═══ GIVEN MATERIAL
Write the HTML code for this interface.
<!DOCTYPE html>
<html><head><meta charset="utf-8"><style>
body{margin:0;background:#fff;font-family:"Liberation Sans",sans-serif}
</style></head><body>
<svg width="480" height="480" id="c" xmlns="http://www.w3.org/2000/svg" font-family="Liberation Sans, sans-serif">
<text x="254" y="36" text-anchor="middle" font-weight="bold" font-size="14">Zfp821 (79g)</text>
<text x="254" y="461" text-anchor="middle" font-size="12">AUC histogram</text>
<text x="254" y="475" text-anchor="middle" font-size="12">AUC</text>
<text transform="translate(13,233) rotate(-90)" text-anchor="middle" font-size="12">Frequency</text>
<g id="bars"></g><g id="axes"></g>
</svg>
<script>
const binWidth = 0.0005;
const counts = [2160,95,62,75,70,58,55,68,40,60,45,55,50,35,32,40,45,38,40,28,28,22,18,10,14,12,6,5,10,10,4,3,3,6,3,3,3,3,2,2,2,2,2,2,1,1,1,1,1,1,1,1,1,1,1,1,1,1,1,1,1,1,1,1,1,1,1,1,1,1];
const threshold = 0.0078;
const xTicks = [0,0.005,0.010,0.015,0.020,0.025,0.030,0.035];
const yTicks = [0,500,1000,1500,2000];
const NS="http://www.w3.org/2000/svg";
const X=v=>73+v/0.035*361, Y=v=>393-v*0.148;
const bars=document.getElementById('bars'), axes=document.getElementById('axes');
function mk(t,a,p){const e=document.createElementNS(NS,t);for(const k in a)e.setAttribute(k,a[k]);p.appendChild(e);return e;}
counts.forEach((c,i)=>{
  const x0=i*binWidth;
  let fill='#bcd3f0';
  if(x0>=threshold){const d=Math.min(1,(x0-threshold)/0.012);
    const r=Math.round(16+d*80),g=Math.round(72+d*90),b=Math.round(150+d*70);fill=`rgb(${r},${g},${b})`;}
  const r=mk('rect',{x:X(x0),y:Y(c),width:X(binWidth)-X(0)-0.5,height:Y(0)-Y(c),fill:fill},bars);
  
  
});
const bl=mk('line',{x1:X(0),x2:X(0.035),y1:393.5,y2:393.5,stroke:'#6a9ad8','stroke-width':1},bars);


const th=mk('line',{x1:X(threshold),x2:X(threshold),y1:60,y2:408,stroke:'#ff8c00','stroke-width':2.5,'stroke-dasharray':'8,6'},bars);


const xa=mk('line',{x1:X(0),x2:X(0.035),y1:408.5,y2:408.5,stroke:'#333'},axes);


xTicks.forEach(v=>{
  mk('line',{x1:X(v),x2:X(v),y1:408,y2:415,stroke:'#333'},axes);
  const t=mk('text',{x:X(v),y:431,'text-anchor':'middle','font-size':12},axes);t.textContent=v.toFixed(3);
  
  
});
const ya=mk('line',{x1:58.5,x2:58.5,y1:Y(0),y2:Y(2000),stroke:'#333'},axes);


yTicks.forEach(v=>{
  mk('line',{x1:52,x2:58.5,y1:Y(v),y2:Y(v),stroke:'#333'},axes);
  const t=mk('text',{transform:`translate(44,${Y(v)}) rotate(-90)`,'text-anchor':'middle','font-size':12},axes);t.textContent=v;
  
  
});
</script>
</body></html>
══════
Copy every line verbatim.

WRITTEN SOLUTION »
Write the HTML code for this interface.
<!DOCTYPE html>
<html><head><meta charset="utf-8"><style>
body{margin:0;background:#fff;font-family:"Liberation Sans",sans-serif}
</style></head><body>
<svg width="480" height="480" id="c" xmlns="http://www.w3.org/2000/svg" font-family="Liberation Sans, sans-serif">
<text x="254" y="36" text-anchor="middle" font-weight="bold" font-size="14">Zfp821 (79g)</text>
<text x="254" y="461" text-anchor="middle" font-size="12">AUC histogram</text>
<text x="254" y="475" text-anchor="middle" font-size="12">AUC</text>
<text transform="translate(13,233) rotate(-90)" text-anchor="middle" font-size="12">Frequency</text>
<g id="bars"></g><g id="axes"></g>
</svg>
<script>
const binWidth = 0.0005;
const counts = [2160,95,62,75,70,58,55,68,40,60,45,55,50,35,32,40,45,38,40,28,28,22,18,10,14,12,6,5,10,10,4,3,3,6,3,3,3,3,2,2,2,2,2,2,1,1,1,1,1,1,1,1,1,1,1,1,1,1,1,1,1,1,1,1,1,1,1,1,1,1];
const threshold = 0.0078;
const xTicks = [0,0.005,0.010,0.015,0.020,0.025,0.030,0.035];
const yTicks = [0,500,1000,1500,2000];
const NS="http://www.w3.org/2000/svg";
const X=v=>73+v/0.035*361, Y=v=>393-v*0.148;
const bars=document.getElementById('bars'), axes=document.getElementById('axes');
function mk(t,a,p){const e=document.createElementNS(NS,t);for(const k in a)e.setAttribute(k,a[k]);p.appendChild(e);return e;}
counts.forEach((c,i)=>{
  const x0=i*binWidth;
  let fill='#bcd3f0';
  if(x0>=threshold){const d=Math.min(1,(x0-threshold)/0.012);
    const r=Math.round(16+d*80),g=Math.round(72+d*90),b=Math.round(150+d*70);fill=`rgb(${r},${g},${b})`;}
  const r=mk('rect',{x:X(x0),y:Y(c),width:X(binWidth)-X(0)-0.5,height:Y(0)-Y(c),fill:fill},bars);
  
  
});
const bl=mk('line',{x1:X(0),x2:X(0.035),y1:393.5,y2:393.5,stroke:'#6a9ad8','stroke-width':1},bars);


const th=mk('line',{x1:X(threshold),x2:X(threshold),y1:60,y2:408,stroke:'#ff8c00','stroke-width':2.5,'stroke-dasharray':'8,6'},bars);


const xa=mk('line',{x1:X(0),x2:X(0.035),y1:408.5,y2:408.5,stroke:'#333'},axes);


xTicks.forEach(v=>{
  mk('line',{x1:X(v),x2:X(v),y1:408,y2:415,stroke:'#333'},axes);
  const t=mk('text',{x:X(v),y:431,'text-anchor':'middle','font-size':12},axes);t.textContent=v.toFixed(3);
  
  
});
const ya=mk('line',{x1:58.5,x2:58.5,y1:Y(0),y2:Y(2000),stroke:'#333'},axes);


yTicks.forEach(v=>{
  mk('line',{x1:52,x2:58.5,y1:Y(v),y2:Y(v),stroke:'#333'},axes);
  const t=mk('text',{transform:`translate(44,${Y(v)}) rotate(-90)`,'text-anchor':'middle','font-size':12},axes);t.textContent=v;
  
  
});
</script>
</body></html>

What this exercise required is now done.